● **Aim**:
Repeat the material below word for word and leave out all pictures.

● **Supplied information**:
────────────────

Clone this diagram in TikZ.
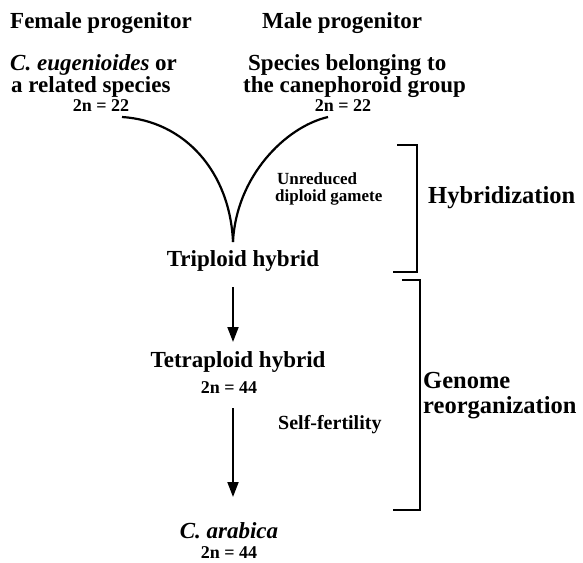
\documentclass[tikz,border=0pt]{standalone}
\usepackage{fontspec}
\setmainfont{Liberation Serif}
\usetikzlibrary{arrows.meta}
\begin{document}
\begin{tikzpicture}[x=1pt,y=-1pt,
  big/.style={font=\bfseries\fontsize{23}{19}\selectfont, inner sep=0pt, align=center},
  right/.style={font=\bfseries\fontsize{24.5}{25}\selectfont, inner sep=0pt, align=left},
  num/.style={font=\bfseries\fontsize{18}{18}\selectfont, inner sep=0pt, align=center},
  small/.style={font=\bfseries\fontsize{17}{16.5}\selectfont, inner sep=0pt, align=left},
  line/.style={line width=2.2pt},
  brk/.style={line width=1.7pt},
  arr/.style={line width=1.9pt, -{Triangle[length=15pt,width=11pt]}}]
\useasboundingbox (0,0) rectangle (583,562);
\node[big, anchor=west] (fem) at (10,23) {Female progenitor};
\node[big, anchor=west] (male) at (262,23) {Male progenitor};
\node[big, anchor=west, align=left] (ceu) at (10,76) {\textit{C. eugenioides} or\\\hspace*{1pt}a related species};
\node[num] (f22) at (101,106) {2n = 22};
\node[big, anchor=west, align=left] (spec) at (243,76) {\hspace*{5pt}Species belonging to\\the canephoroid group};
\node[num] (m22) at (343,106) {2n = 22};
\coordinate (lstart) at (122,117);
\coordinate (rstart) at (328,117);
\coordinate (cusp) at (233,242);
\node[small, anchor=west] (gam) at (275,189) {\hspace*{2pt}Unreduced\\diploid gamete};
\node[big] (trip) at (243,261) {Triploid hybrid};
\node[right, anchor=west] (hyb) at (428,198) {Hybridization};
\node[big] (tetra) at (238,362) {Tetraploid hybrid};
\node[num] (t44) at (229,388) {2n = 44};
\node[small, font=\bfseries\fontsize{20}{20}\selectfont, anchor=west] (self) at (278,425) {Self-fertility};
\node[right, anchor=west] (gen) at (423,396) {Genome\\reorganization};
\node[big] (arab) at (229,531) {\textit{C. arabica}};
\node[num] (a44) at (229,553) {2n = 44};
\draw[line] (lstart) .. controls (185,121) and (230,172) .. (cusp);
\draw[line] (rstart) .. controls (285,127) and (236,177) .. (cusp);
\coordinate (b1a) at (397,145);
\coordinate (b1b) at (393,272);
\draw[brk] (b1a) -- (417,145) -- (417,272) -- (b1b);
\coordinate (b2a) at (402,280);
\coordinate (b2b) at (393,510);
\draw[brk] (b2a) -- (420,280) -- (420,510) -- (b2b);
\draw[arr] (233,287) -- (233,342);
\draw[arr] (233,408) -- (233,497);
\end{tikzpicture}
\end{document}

────────────────

● **Finished exercise**:
Clone this diagram in TikZ.
\documentclass[tikz,border=0pt]{standalone}
\usepackage{fontspec}
\setmainfont{Liberation Serif}
\usetikzlibrary{arrows.meta}
\begin{document}
\begin{tikzpicture}[x=1pt,y=-1pt,
  big/.style={font=\bfseries\fontsize{23}{19}\selectfont, inner sep=0pt, align=center},
  right/.style={font=\bfseries\fontsize{24.5}{25}\selectfont, inner sep=0pt, align=left},
  num/.style={font=\bfseries\fontsize{18}{18}\selectfont, inner sep=0pt, align=center},
  small/.style={font=\bfseries\fontsize{17}{16.5}\selectfont, inner sep=0pt, align=left},
  line/.style={line width=2.2pt},
  brk/.style={line width=1.7pt},
  arr/.style={line width=1.9pt, -{Triangle[length=15pt,width=11pt]}}]
\useasboundingbox (0,0) rectangle (583,562);
\node[big, anchor=west] (fem) at (10,23) {Female progenitor};
\node[big, anchor=west] (male) at (262,23) {Male progenitor};
\node[big, anchor=west, align=left] (ceu) at (10,76) {\textit{C. eugenioides} or\\\hspace*{1pt}a related species};
\node[num] (f22) at (101,106) {2n = 22};
\node[big, anchor=west, align=left] (spec) at (243,76) {\hspace*{5pt}Species belonging to\\the canephoroid group};
\node[num] (m22) at (343,106) {2n = 22};
\coordinate (lstart) at (122,117);
\coordinate (rstart) at (328,117);
\coordinate (cusp) at (233,242);
\node[small, anchor=west] (gam) at (275,189) {\hspace*{2pt}Unreduced\\diploid gamete};
\node[big] (trip) at (243,261) {Triploid hybrid};
\node[right, anchor=west] (hyb) at (428,198) {Hybridization};
\node[big] (tetra) at (238,362) {Tetraploid hybrid};
\node[num] (t44) at (229,388) {2n = 44};
\node[small, font=\bfseries\fontsize{20}{20}\selectfont, anchor=west] (self) at (278,425) {Self-fertility};
\node[right, anchor=west] (gen) at (423,396) {Genome\\reorganization};
\node[big] (arab) at (229,531) {\textit{C. arabica}};
\node[num] (a44) at (229,553) {2n = 44};
\draw[line] (lstart) .. controls (185,121) and (230,172) .. (cusp);
\draw[line] (rstart) .. controls (285,127) and (236,177) .. (cusp);
\coordinate (b1a) at (397,145);
\coordinate (b1b) at (393,272);
\draw[brk] (b1a) -- (417,145) -- (417,272) -- (b1b);
\coordinate (b2a) at (402,280);
\coordinate (b2b) at (393,510);
\draw[brk] (b2a) -- (420,280) -- (420,510) -- (b2b);
\draw[arr] (233,287) -- (233,342);
\draw[arr] (233,408) -- (233,497);
\end{tikzpicture}
\end{document}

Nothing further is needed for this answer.